Senator Owen Johnson, a Long Island Republican who is 79, said he would remain in office “till the Lord calls you away, I guess.”

Senator William J. Larkin Jr., a Hudson Valley Republican who is 80, said he had no retirement plans “unless the guy upstairs does.”

Democrats, who have begun an aggressive campaign against several senators, are raising the subject of age, though often gingerly, with suggestions that the silver-haired senators do not represent modern New York. Only two Democratic senators have reached the age of 70.

In a recent radio interview, the minority leader, Malcolm Smith, said that Senate Republicans, like the presidential candidate John McCain, represented “yesteryear.”

“It has nothing to do with age,” added Mr. Smith, a Queens Democrat. “It has to do with an old way of thinking.”

Christopher Bodkin, an Islip Town Board member and a Democrat, is considering challenging Mr. Trunzo, who is 21 years his senior. Mr. Bodkin likened the situation with the Senate Republicans to the United States Senate: “Look at Strom Thurmond: They just kept him going and going because they needed to hang on to a slim majority.”

“I certainly won’t challenge Senator Trunzo on his age,” he said. “He’s there and going back and forth to his district and so forth. I will run on the theme that it’s absolutely time for a change.”

The battle for the Senate is expected to be intense, and several factors suggest it could be especially hard for Republicans this year. Democrats are hoping for a huge turnout for their candidates because of the excitement over the presidential election. And Mr. Bruno, the state’s top Republican, is being shadowed by a federal investigation into his business activities.

Gov. Eliot Spitzer, who has had scandals of his own to contend with, has made no secret of his desire to reclaim the Senate. His political team has been aggressively raising money to help finance Democratic challengers. But the long-serving Republicans — the group includes veterans of World War II and the Korean War — stress that they are rallying around Mr. Bruno, who has emerged as an outspoken critic of Mr. Spitzer.

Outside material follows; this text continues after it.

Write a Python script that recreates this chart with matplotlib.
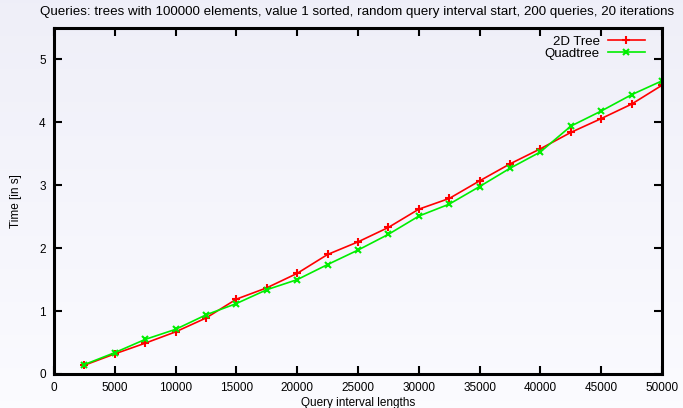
import numpy as np
import matplotlib
matplotlib.use("Agg")
import matplotlib.pyplot as plt

plt.rcParams['font.family'] = ['Liberation Sans', 'DejaVu Sans']

x_vals = [2500, 5000, 7500, 10000, 12500, 15000, 17500, 20000, 22500, 25000,
          27500, 30000, 32500, 35000, 37500, 40000, 42500, 45000, 47500, 50000]
tree2d = [0.14, 0.32, 0.49, 0.67, 0.89, 1.19, 1.37, 1.60, 1.90, 2.10,
          2.33, 2.62, 2.79, 3.07, 3.34, 3.58, 3.84, 4.06, 4.29, 4.59]
quadtree = [0.15, 0.34, 0.55, 0.71, 0.94, 1.12, 1.34, 1.50, 1.74, 1.97,
            2.22, 2.51, 2.70, 2.98, 3.27, 3.53, 3.94, 4.18, 4.44, 4.66]
x_ticks = [0, 5000, 10000, 15000, 20000, 25000, 30000, 35000, 40000, 45000, 50000]
y_ticks = [0, 1, 2, 3, 4, 5]

W, H = 683, 408
fig = plt.figure(figsize=(W / 100, H / 100), dpi=100)

# background gradient
bg = fig.add_axes([0, 0, 1, 1], zorder=-10)
grad = np.linspace(0, 1, 256).reshape(-1, 1)
top = np.array([0.937, 0.937, 0.973])
bot = np.array([0.985, 0.985, 1.0])
img = top[None, None, :] * (1 - grad[:, :, None]) + bot[None, None, :] * grad[:, :, None]
bg.imshow(img, aspect='auto', extent=[0, 1, 0, 1])
bg.axis('off')

ax = fig.add_axes([54 / W, 1 - 374 / H, (662 - 54) / W, (374 - 28) / H])
ax.patch.set_alpha(0)

ax.plot(x_vals, tree2d, color='#ff0000', marker='+', markersize=5.5, markeredgewidth=1.5,
        linewidth=1.2, label='2D Tree')
ax.plot(x_vals, quadtree, color='#00ee00', marker='x', markersize=4.5, markeredgewidth=1.5,
        linewidth=1.2, label='Quadtree')

ax.set_xlim(0, 50000)
ax.set_ylim(0, 5.5)
ax.set_xticks(x_ticks)
ax.set_xticklabels([str(v) for v in x_ticks])
ax.set_yticks(y_ticks)
ax.set_yticklabels([str(v) for v in y_ticks])
ax.tick_params(direction='in', length=6, width=1.5, top=True, right=True,
               labelsize=8.5, pad=6, colors='black')
for s in ax.spines.values():
    s.set_linewidth(2.2)
    s.set_color('black')

ax.set_xlabel('Query interval lengths', fontsize=8.5, labelpad=2)
ax.set_ylabel('Time [in s]', fontsize=8.5, labelpad=12)
fig.text(357 / W, 1 - 12 / H,
         'Queries: trees with 100000 elements, value 1 sorted, random query interval start, 200 queries, 20 iterations',
         ha='center', va='center', fontsize=9.6)

leg = ax.legend(loc='upper right', frameon=False, fontsize=9.5, handlelength=2.8,
                handletextpad=0.6, markerfirst=False, borderaxespad=0.0,
                labelspacing=-0.04, bbox_to_anchor=(0.980, 0.993))

fig.savefig('out.png', dpi=100)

Strategists on both sides said that the Republican with the most tenuous grip on his seat is Serphin Maltese of Queens, who came within a few hundred votes of losing to a largely unknown candidate in 2006. Mr. Maltese, 75, is expected to face a far more prominent challenger this year, City Councilman Joseph P. Addabbo Jr., 43.

Mr. Maltese said that he had discussed his re-election bid with Mr. Bruno and that they agreed he needed to rely on the deep pockets of Mr. Bruno’s political operation.

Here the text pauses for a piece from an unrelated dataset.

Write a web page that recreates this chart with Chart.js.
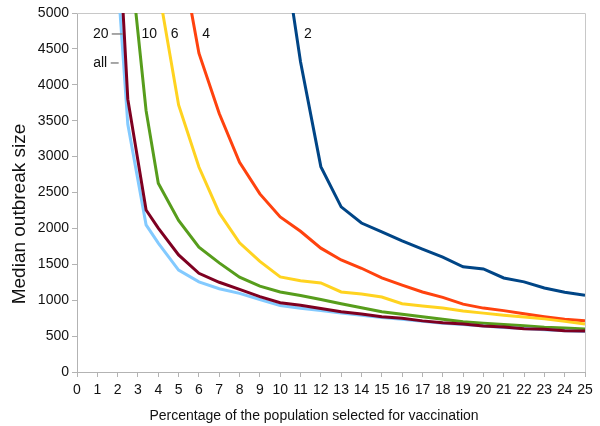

“The realism is that there are a number of us over 70,” Mr. Maltese said. “I’m sure he’s had a conversation with all of us and had a conversation with me a while ago. And he said, ‘Are you planning to run?’ And I said yes, and he said he’d protect me.”

Doug Forand, a top political strategist for Senate Democrats, suggested that robust challenges to some of the elderly Republicans may test their physical stamina.

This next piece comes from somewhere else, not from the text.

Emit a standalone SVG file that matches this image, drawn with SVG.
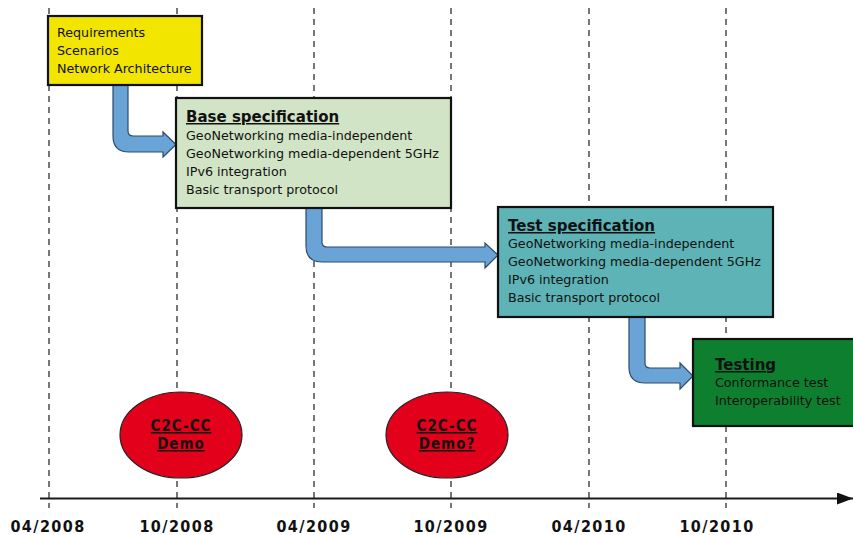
<svg xmlns="http://www.w3.org/2000/svg" width="853" height="535" viewBox="0 0 853 535">
<style>
.grid{stroke:#2b2f3a;stroke-width:1.3;stroke-dasharray:6 5;fill:none}
.box{stroke:#111;stroke-width:2.2}
.t{font-family:"DejaVu Sans","Verdana",sans-serif;font-size:12.7px;fill:#111}
.h{font-family:"DejaVu Sans","Verdana",sans-serif;font-size:15px;font-weight:bold;fill:#111;text-decoration:underline}
.arr{fill:#6aa4d6;stroke:#2c4a6b;stroke-width:1.2;stroke-linejoin:miter}
.demo{fill:#e2001b;stroke:#222;stroke-width:1.2}
.dt{font-family:"DejaVu Sans Condensed","DejaVu Sans",sans-serif;font-stretch:condensed;font-size:15px;font-weight:bold;fill:#111;text-decoration:underline;text-anchor:middle;letter-spacing:1px}
.lbl{font-family:"DejaVu Sans Condensed","DejaVu Sans",sans-serif;font-stretch:condensed;font-size:16px;font-weight:bold;fill:#111;text-anchor:middle;letter-spacing:1.4px}
</style>
<defs>
<marker id="axhead" markerWidth="16" markerHeight="12" refX="16" refY="6" orient="auto" markerUnits="userSpaceOnUse">
<path d="M0,0 L16,6 L0,12 Z" fill="#111"/>
</marker>
</defs>
<rect width="853" height="535" fill="#fff"/>
<g id="grid">
<line class="grid" x1="49" y1="8" x2="49" y2="508"/>
<line class="grid" x1="177" y1="8" x2="177" y2="508"/>
<line class="grid" x1="314" y1="8" x2="314" y2="508"/>
<line class="grid" x1="451" y1="8" x2="451" y2="508"/>
<line class="grid" x1="589" y1="8" x2="589" y2="508"/>
<line class="grid" x1="726" y1="8" x2="726" y2="508"/>
</g>
<g id="axis">
<line x1="40" y1="498.5" x2="853" y2="498.5" stroke="#1a1a1a" stroke-width="2" marker-end="url(#axhead)"/>
<text class="lbl" x="48" y="532">04/2008</text>
<text class="lbl" x="177" y="532">10/2008</text>
<text class="lbl" x="314" y="532">04/2009</text>
<text class="lbl" x="451" y="532">10/2009</text>
<text class="lbl" x="589" y="532">04/2010</text>
<text class="lbl" x="717" y="532">10/2010</text>
</g>
<g id="connectors">
<path class="arr" d="M113,85 H128 V131 Q128,136 133,136 H163 V132 L176,144.5 L163,157 V152 H129 Q113,152 113,136 Z"/>
<path class="arr" d="M306,208 H322 V242 Q322,247 327,247 H485 V243 L498,255 L485,268 V262 H322 Q306,262 306,246 Z"/>
<path class="arr" d="M629,317 H645 V363 Q645,368 650,368 H680 V363 L693,376 L680,389 V383 H645 Q629,383 629,367 Z"/>
</g>
<g id="requirements">
<rect class="box" x="48" y="16" width="154" height="69" fill="#f2e500" stroke-width="1.6"/>
<text class="t" x="57" y="37">Requirements</text>
<text class="t" x="57" y="55">Scenarios</text>
<text class="t" x="57" y="73">Network Architecture</text>
</g>
<g id="base-spec">
<rect class="box" x="176" y="98" width="275" height="110" fill="#d1e4c5"/>
<text class="h" x="186" y="122">Base specification</text>
<text class="t" x="186" y="140">GeoNetworking media-independent</text>
<text class="t" x="186" y="158">GeoNetworking media-dependent 5GHz</text>
<text class="t" x="186" y="176">IPv6 integration</text>
<text class="t" x="186" y="194">Basic transport protocol</text>
</g>
<g id="test-spec">
<rect class="box" x="498" y="207" width="275" height="110" fill="#5db3b5"/>
<text class="h" x="508" y="231">Test specification</text>
<text class="t" x="508" y="248">GeoNetworking media-independent</text>
<text class="t" x="508" y="266">GeoNetworking media-dependent 5GHz</text>
<text class="t" x="508" y="284">IPv6 integration</text>
<text class="t" x="508" y="302">Basic transport protocol</text>
</g>
<g id="testing">
<rect class="box" x="693" y="339" width="170" height="87" fill="#0d7f2f"/>
<text class="h" x="715" y="370">Testing</text>
<text class="t" x="715" y="387">Conformance test</text>
<text class="t" x="715" y="405">Interoperability test</text>
</g>
<g id="demo1">
<ellipse class="demo" cx="181" cy="435" rx="61" ry="43"/>
<text class="dt" x="181" y="431">C2C-CC</text>
<text class="dt" x="181" y="449">Demo</text>
</g>
<g id="demo2">
<ellipse class="demo" cx="447" cy="435" rx="61" ry="43"/>
<text class="dt" x="447" y="431">C2C-CC</text>
<text class="dt" x="447" y="449">Demo?</text>
</g>
</svg>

“Honestly, I think the changing enrollment of the state and the changing political attitudes are the stronger political indicator than the age of their conference, but the reality is that it’s not so much age as it is physical frailty,” Mr. Forand said.

“It does make it harder to campaign,” he added. “That’s going to be a challenge for somebody in Senator Trunzo’s condition.”

Mr. Trunzo, however, said during an interview this week that he was feeling much better this session and was keeping a busy political schedule.

“You know, I’m 81 years old right now, but I don’t feel like it,” he said, smiling as he walked through the halls of the State Capitol. “I was out to how many functions on Saturday and Sunday? I went to four fire departments on Saturday night, and yesterday afternoon, I drove up here.”

Mr. Larkin, who recently turned 80, like Mr. Bodkin, cited parallels with the United States Senate. But he viewed the presence of very senior members there as evidence of the value of longevity.

“Look at Mr. Byrd, Mr. Kennedy,” he said, referring to Senator Robert C. Byrd, the West Virginia Democrat who is 90, and Senator Edward M. Kennedy, the Massachusetts Democrat who is 75. “It isn’t your age as much as it is your ability to function and worry about what you’re doing.”

One day last week, Mr. Larkin sat on one of the plush green couches in a lofty hall abutting the Senate chamber. He wore a charcoal suit and an alumni ring from Officer Candidates School, which he attended in 1948. He rose to the rank of lieutenant colonel in the Army. Before and after sessions, he can often be found here, in “his office,” as he calls it, listening to the entreaties of lobbyists.

“This is my 30th year,” he said, grinning. “Yesterday, I was 80 years old, so I’m in not too bad shape, right?”

Mr. Bruno says he has been using a soft sell to urge the men who have been his colleagues for decades to run for re-election.

“My philosophy is people have to do what’s in their hearts and their own minds,” he said. “If they are committed and want to stay in public service, they’ll stay, and when I’ve talked to them, all of them, that’s kind of what I say. Make up your own minds, make up your own judgments. Of course I’d like to have them stay.”

Asked whether age was an issue for his party, Mr. Bruno said: “You know, everything’s relative. What is old? Everybody has to make their own judgments on life, and experience means a lot.”

Then he told a reporter who was less than half his age: “I’m older than you are, and so that counts for something.”